Don’t know how to parse the question of sincerity. If they believe it themselves, they are ignorant and thoughtless. If they don’t believe it themselves but say it because they hope we do, I suppose that’s worse, it carries the taint of cynicism. According to the philosopher Vonnegut, we are what we pretend to be and just because I cannot fathom why anyone would pretend to be a knuckle walking troglodyte doesn’t mean it won’t happen.

Speaking from the conservative wing of the exteme left, we don’t need you to become vaguely Democrat. We need an honest conservative party to mock, deride, and argue with a clear conscience without feeling like we’re engaged in dialogue with morons, which degrades us all.

You’re a Republican? You’re wrong, but so what? Be a Republican, do it straight and clean and honest, and you will elevate the discussion by at least that much, and encourage others to do so. Suit up and put on your game face. Time’s a wastin’.

To me, you have the order of severity reversed.

The biggest problem the GOP faces is that it has people in it’s ranks that really believe the insensitive, hateful, ignorant things that they believe.

It’s a secondary problem that, because of those beliefs, they say things that make so many of their fellow humans react with disgust.

If they didn’t believe those things, I’m certain the GOP would have not such a large problem with their people saying what they say.

ETA: And that’s where the real gaffe is: with the beliefs that are held, not with the expression of those beliefs.

The only reason you got “snarky” is because you were wrong to begin with.

No, it doesn’t, since the proportion of Whites-- whatever it was-- voting Democratic has no bearing on the proportion of Blacks voting Democratic.

Absolutely. Again, Blacks had been voting Democrat since at least the early to mid-1930’s, even though Democrats were almost unilaterally opposed to the idea of racial equality up until the mid-1950’s. You can see this is the voting patterns between Republicans and Democrats during the 1957, 1960 and 1964 Civil Rights Act (Democrats like to wave this away by trying to argue demographics). The Southern Strategy was about trying to maximize the vote in the largest demographic. It’s the exact same strategy Democrats employ today, only instead of doing it with Whites, they do it with minorities.

As it stands, adaher is right.

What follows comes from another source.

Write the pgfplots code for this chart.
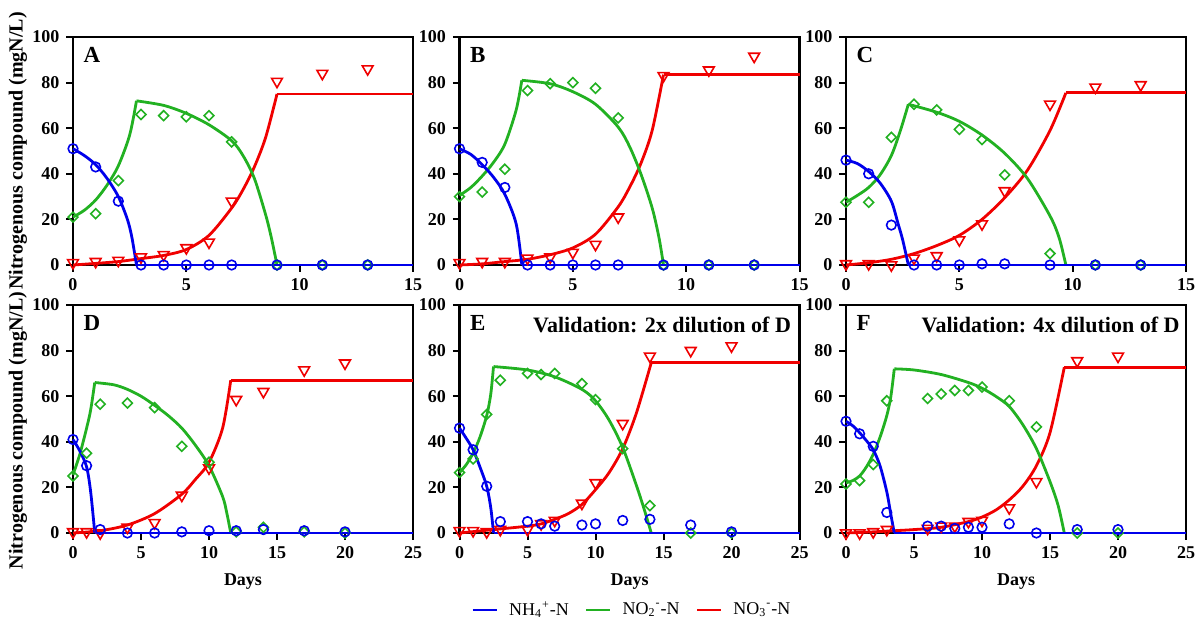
\documentclass[border=0pt]{standalone}
\usepackage{fontspec}
\setmainfont{Liberation Serif}
\usepackage{pgfplots}
\pgfplotsset{compat=1.18}
\usepgfplotslibrary{groupplots}

\definecolor{cnh}{RGB}{0,0,235}
\definecolor{cno2}{RGB}{34,177,34}
\definecolor{cno3}{RGB}{240,0,0}

\pgfplotsset{
  panel/.style={
    scale only axis, width=170pt, height=114pt,
    xmin=0, ymin=0, ymax=100, ytick={0,20,...,100},
    clip=false,
    axis line style={line width=1.3pt, black},
    tick style={line width=1pt, black},
    major tick length=3.3pt,
    tick align=outside, xtick pos=bottom, ytick pos=left,
    tick label style={font=\fontsize{9}{10}\selectfont\bfseries},
    /pgf/number format/assume math mode=true,
    ylabel style={font=\fontsize{10}{11}\selectfont\bfseries},
    xlabel style={font=\fontsize{9}{10}\selectfont\bfseries},
  },
  short/.style={xmax=15, xtick={0,5,10,15}},
  long/.style={xmax=25, xtick={0,5,...,25}},
  mdl/.style={line width=1.4pt, no markers, smooth},
  flat/.style={line width=1.4pt, no markers, sharp plot},
  nh/.style={only marks, mark=o, mark size=2.4pt, cnh, mark options={line width=0.8pt}},
  no2/.style={only marks, mark=square, mark size=1.75pt, cno2, mark options={rotate=45, line width=0.8pt}},
  no3/.style={only marks, mark=triangle, mark size=3.1pt, cno3, mark options={rotate=180, line width=0.8pt}},
}
\tikzset{
  lbl/.style={anchor=north west, inner sep=0pt, font=\fontsize{11.5}{12}\selectfont\bfseries},
  val/.style={anchor=north east, inner sep=0pt, font=\fontsize{11}{12}\selectfont\bfseries},
}

\begin{document}
\begin{tikzpicture}
\begin{groupplot}[
  group style={group size=3 by 2, horizontal sep=23.25pt, vertical sep=20pt, group name=G},
  panel]

% ---------- A ----------
\nextgroupplot[short, ylabel={Nitrogenous compound (mgN/L)},
  ylabel style={at={(axis description cs:-0.162,0.5)}, anchor=center}]
\addplot[mdl, cno3] coordinates {(0,0)(1,0.7)(2,1.5)(3,2.8)(4,4.2)(5,6.8)(6,13)(7,25)(7.5,33)(8,43)(8.5,56)(9,75)};
\addplot[flat, cno3] coordinates {(9,75)(15,75)};
\addplot[mdl, cno2] coordinates {(0,21)(0.5,24)(1,28.5)(1.5,35)(2,43.5)(2.5,57)(2.8,72)};
\addplot[mdl, cno2] coordinates {(2.8,72)(4,70)(5,66.5)(6,61.5)(7,54.5)(7.5,48)(8,38)(8.5,22)(8.75,12)(9,0)};
\addplot[flat, cno2] coordinates {(9,0)(15,0)};
\addplot[mdl, cnh] coordinates {(0,51)(0.5,48)(1,44)(1.5,38)(2,30)(2.4,20)(2.6,12)(2.8,0)};
\addplot[flat, cnh] coordinates {(2.8,0)(15,0)};
\addplot[no3] coordinates {(0,1)(1,1.5)(2,2)(3,3.5)(4,4.5)(5,7.5)(6,10)(7,28)(9,80.5)(11,84)(13,86)};
\addplot[no2] coordinates {(0,21)(1,22.5)(2,37)(3,66)(4,65.5)(5,65)(6,65.5)(7,54)(9,0)(11,0)(13,0)};
\addplot[nh] coordinates {(0,51)(1,43)(2,28)(3,0)(4,0)(5,0)(6,0)(7,0)(9,0)(11,0)(13,0)};
\node[lbl] at (rel axis cs:0.03,0.955) {A};

% ---------- B ----------
\nextgroupplot[short]
\addplot[mdl, cno3] coordinates {(0,0)(1,0.5)(2,1.5)(3,2.5)(4,4.5)(5,7.5)(6,13.5)(7,25.5)(7.5,34)(8,44.5)(8.5,59)(9,83.5)};
\addplot[flat, cno3] coordinates {(9,83.5)(15,83.5)};
\addplot[mdl, cno2] coordinates {(0,30.5)(0.5,34)(1,39)(1.5,45)(2,53)(2.5,68)(2.75,81)};
\addplot[mdl, cno2] coordinates {(2.75,81)(4,79.5)(5,76)(6,70.5)(7,60.5)(7.5,52)(8,40)(8.5,25)(8.8,12)(9,0)};
\addplot[flat, cno2] coordinates {(9,0)(15,0)};
\addplot[mdl, cnh] coordinates {(0,51)(0.5,48.5)(1,44)(1.5,38.5)(2,31)(2.5,18)(2.75,0)};
\addplot[flat, cnh] coordinates {(2.75,0)(15,0)};
\addplot[no3] coordinates {(0,1)(1,1.5)(2,1.5)(3,3)(4,3.5)(5,5.5)(6,9)(7,21)(9,83)(11,85.5)(13,91.5)};
\addplot[no2] coordinates {(0,30)(1,32)(2,42)(3,76.5)(4,79.5)(5,80)(6,77.5)(7,64.5)(9,0)(11,0)(13,0)};
\addplot[nh] coordinates {(0,51)(1,45)(2,34)(3,0)(4,0)(5,0)(6,0)(7,0)(9,0)(11,0)(13,0)};
\node[lbl] at (rel axis cs:0.03,0.955) {B};

% ---------- C ----------
\nextgroupplot[short]
\addplot[mdl, cno3] coordinates {(0,0)(1,1)(2,2.5)(3,5)(4,8.5)(5,13)(6,20)(7,29.5)(8,41.5)(9,59)(9.7,75.5)};
\addplot[flat, cno3] coordinates {(9.7,75.5)(15,75.5)};
\addplot[mdl, cno2] coordinates {(0,27.5)(0.5,30.5)(1,34)(1.5,39.5)(2,48)(2.4,59)(2.75,70.5)};
\addplot[mdl, cno2] coordinates {(2.75,70.5)(4,67)(5,63)(6,57)(7,49)(8,38)(9,21.5)(9.4,12)(9.7,0)};
\addplot[flat, cno2] coordinates {(9.7,0)(15,0)};
\addplot[mdl, cnh] coordinates {(0,46)(0.5,44.5)(1,41)(1.5,36)(2,28)(2.3,18)(2.5,11)(2.75,0)};
\addplot[flat, cnh] coordinates {(2.75,0)(15,0)};
\addplot[no3] coordinates {(0,0.5)(1,0.5)(2,0)(3,3)(4,4)(5,11)(6,18)(7,32.5)(9,70.5)(11,78)(13,79)};
\addplot[no2] coordinates {(0,27.5)(1,27.5)(2,56)(3,70.5)(4,68)(5,59.5)(6,55)(7,39.5)(9,5)(11,0)(13,0)};
\addplot[nh] coordinates {(0,46)(1,40)(2,17.5)(3,0)(4,0)(5,0)(6,0.5)(7,0.5)(9,0)(11,0)(13,0)};
\node[lbl] at (rel axis cs:0.03,0.955) {C};

% ---------- D ----------
\nextgroupplot[long, xlabel={Days}, ylabel={Nitrogenous compound (mgN/L)},
  ylabel style={at={(axis description cs:-0.162,0.45)}, anchor=center},
  xlabel style={at={(axis description cs:0.5,-0.215)}, anchor=center}]
\addplot[mdl, cno3] coordinates {(0,0)(2,1)(4,3.5)(6,8.5)(8,17)(9,23.5)(10,31)(11,46)(11.6,67)};
\addplot[flat, cno3] coordinates {(11.6,67)(25,67)};
\addplot[mdl, cno2] coordinates {(0,25.5)(0.5,34.5)(1,46)(1.3,54)(1.6,66)};
\addplot[mdl, cno2] coordinates {(1.6,66)(3,65)(4,63)(5,60)(6,56)(7,51.5)(8,46)(9,38.5)(10,29.5)(11,16)(11.3,9)(11.6,0)};
\addplot[flat, cno2] coordinates {(11.6,0)(25,0)};
\addplot[mdl, cnh] coordinates {(0,41)(0.5,36)(1,29)(1.3,18)(1.6,0)};
\addplot[flat, cnh] coordinates {(1.6,0)(25,0)};
\addplot[no3] coordinates {(0,0.5)(1,0.5)(2,0)(4,2.5)(6,4.5)(8,16.5)(10,28.5)(12,58.5)(14,62)(17,71.5)(20,74.5)};
\addplot[no2] coordinates {(0,25)(1,35)(2,56.5)(4,57)(6,55)(8,38)(10,31)(12,0.5)(14,2.5)(17,0.5)(20,0)};
\addplot[nh] coordinates {(0,41)(1,29.5)(2,1.5)(4,0)(6,0)(8,0.5)(10,1)(12,1)(14,1.5)(17,1)(20,0.5)};
\node[lbl] at (rel axis cs:0.03,0.955) {D};

% ---------- E ----------
\nextgroupplot[long, xlabel={Days},
  xlabel style={at={(axis description cs:0.5,-0.215)}, anchor=center},
  legend columns=3,
  legend style={at={(0.51,-0.338)}, anchor=center, draw=none, fill=none,
    font=\fontsize{9}{10}\selectfont, inner sep=0pt,
    /tikz/every odd column/.append style={column sep=3.5pt},
    /tikz/every even column/.append style={column sep=6pt}},
  legend image code/.code={\draw[#1] (0pt,0pt) -- (12pt,0pt);}]
\addlegendimage{cnh, line width=1.4pt}
\addlegendentry{NH\textsubscript{4}\textsuperscript{+}-N}
\addlegendimage{cno2, line width=1.4pt}
\addlegendentry{NO\textsubscript{2}\textsuperscript{-}-N}
\addlegendimage{cno3, line width=1.4pt}
\addlegendentry{NO\textsubscript{3}\textsuperscript{-}-N}
\addplot[mdl, cno3] coordinates {(0,0)(2.5,1.5)(5,3)(6,4)(7,6)(8,8.5)(9,12.5)(10,19)(11,26.5)(12,37)(13,52.5)(14.1,74.7)};
\addplot[flat, cno3] coordinates {(14.1,74.7)(25,74.7)};
\addplot[mdl, cno2] coordinates {(0,26.5)(0.5,30)(1,35)(1.5,42)(2,51.5)(2.3,61)(2.5,73)};
\addplot[mdl, cno2] coordinates {(2.5,73)(5,71.5)(7,68.5)(9,63)(10,58)(11,49.5)(12,37.5)(13,21)(13.6,10)(14.1,0)};
\addplot[flat, cno2] coordinates {(14.1,0)(25,0)};
\addplot[mdl, cnh] coordinates {(0,46)(0.5,41.5)(1,36.5)(1.5,29)(2,20.5)(2.3,11)(2.5,0)};
\addplot[flat, cnh] coordinates {(2.5,0)(25,0)};
\addplot[no3] coordinates {(0,1)(1,1)(2,0.5)(3,1.5)(5,1.5)(6,4)(7,5.5)(9,13)(10,22)(12,48)(14,77.5)(17,80)(20,82)};
\addplot[no2] coordinates {(0,26.5)(1,32.5)(2,52)(3,67)(5,70)(6,69.5)(7,70)(9,65.5)(10,58.5)(12,37)(14,12)(17,0)(20,0)};
\addplot[nh] coordinates {(0,46)(1,36.5)(2,20.5)(3,5)(5,5)(6,4)(7,3)(9,3.5)(10,4)(12,5.5)(14,6)(17,3.5)(20,0.5)};
\node[lbl] at (rel axis cs:0.03,0.955) {E};
\node[val] at (rel axis cs:0.976,0.95) {Validation: 2x dilution of D};

% ---------- F ----------
\nextgroupplot[long, xlabel={Days},
  xlabel style={at={(axis description cs:0.5,-0.215)}, anchor=center}]
\addplot[mdl, cno3] coordinates {(0,0)(2,0.5)(3.55,1)(5,1.5)(7,2.5)(9,5)(10,7)(11,10)(12,14.5)(13,20.5)(14,29.5)(15,44)(16.05,72.7)};
\addplot[flat, cno3] coordinates {(16.05,72.7)(25,72.7)};
\addplot[mdl, cno2] coordinates {(0,22)(0.5,23)(1,25)(1.5,29)(2,34.5)(2.5,42)(3,51.5)(3.3,60)(3.55,72)};
\addplot[mdl, cno2] coordinates {(3.55,72)(5,71.5)(7,69.5)(9,66)(10,63.5)(11,60)(12,55.5)(13,47.5)(14,37)(15,22.5)(15.6,12)(16.05,0)};
\addplot[flat, cno2] coordinates {(16.05,0)(25,0)};
\addplot[mdl, cnh] coordinates {(0,49)(0.5,47)(1,44)(1.5,40.5)(2,36.5)(2.5,29.5)(3,18)(3.3,8)(3.55,0)};
\addplot[flat, cnh] coordinates {(3.55,0)(25,0)};
\addplot[no3] coordinates {(0,0)(1,0)(2,0.5)(3,1.5)(6,2)(7,3)(8,3)(9,5)(10,5.5)(12,11)(14,22.5)(17,75.5)(20,77.5)};
\addplot[no2] coordinates {(0,21.5)(1,23)(2,30)(3,58)(6,59)(7,61)(8,62.5)(9,62.5)(10,64)(12,58)(14,46.5)(17,0)(20,0)};
\addplot[nh] coordinates {(0,49)(1,43.5)(2,38)(3,9)(6,3)(7,3)(8,2)(9,2.5)(10,2.5)(12,4)(14,0)(17,1.5)(20,1.5)};
\node[lbl] at (rel axis cs:0.03,0.955) {F};
\node[val] at (rel axis cs:0.982,0.95) {Validation: 4x dilution of D};
\end{groupplot}
\pgfresetboundingbox
\path[use as bounding box] ([xshift=-36.5pt,yshift=18.5pt]G c1r1.north west) rectangle ([xshift=7.5pt,yshift=-43pt]G c3r2.south east);
\end{tikzpicture}
\end{document}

There was no “overnight” flip and there is no evidence to suggest this is true, either by way of party switching or by voting patterns (just looking at the Congressional makeup by state from the 86th congress on shows that the South remained a Democratic stronghold until around 1995). If the racists, as it’s said, ran from the Democratic party to the Republican party, then why did they wait nearly 30 years to do it?

Goldwater was actually a champion of early civil rights legislation, and there aren’t any reports of him blatantly passing laws to either create a dependent voter/throw someone a proverbial bone.

Revisionist history at it’s finest.

Republicans did not bring up abortion; that was Democrats.
They did not bring up birth control; that was Democrats again.

The Democrats continued on with the “war on women” meme, even though it was rated as false so many times. It’s a wonder they were able to continue on with it. But that’s what happens when you have a populace who will lap up anything.

Exactly- the Republicans made a strategic choice to try and appeal to southern white racists. They knew they were alienating black people, but they thought the electoral advantage was worth it. And it was, for decades- but not any more- now it’s backfiring.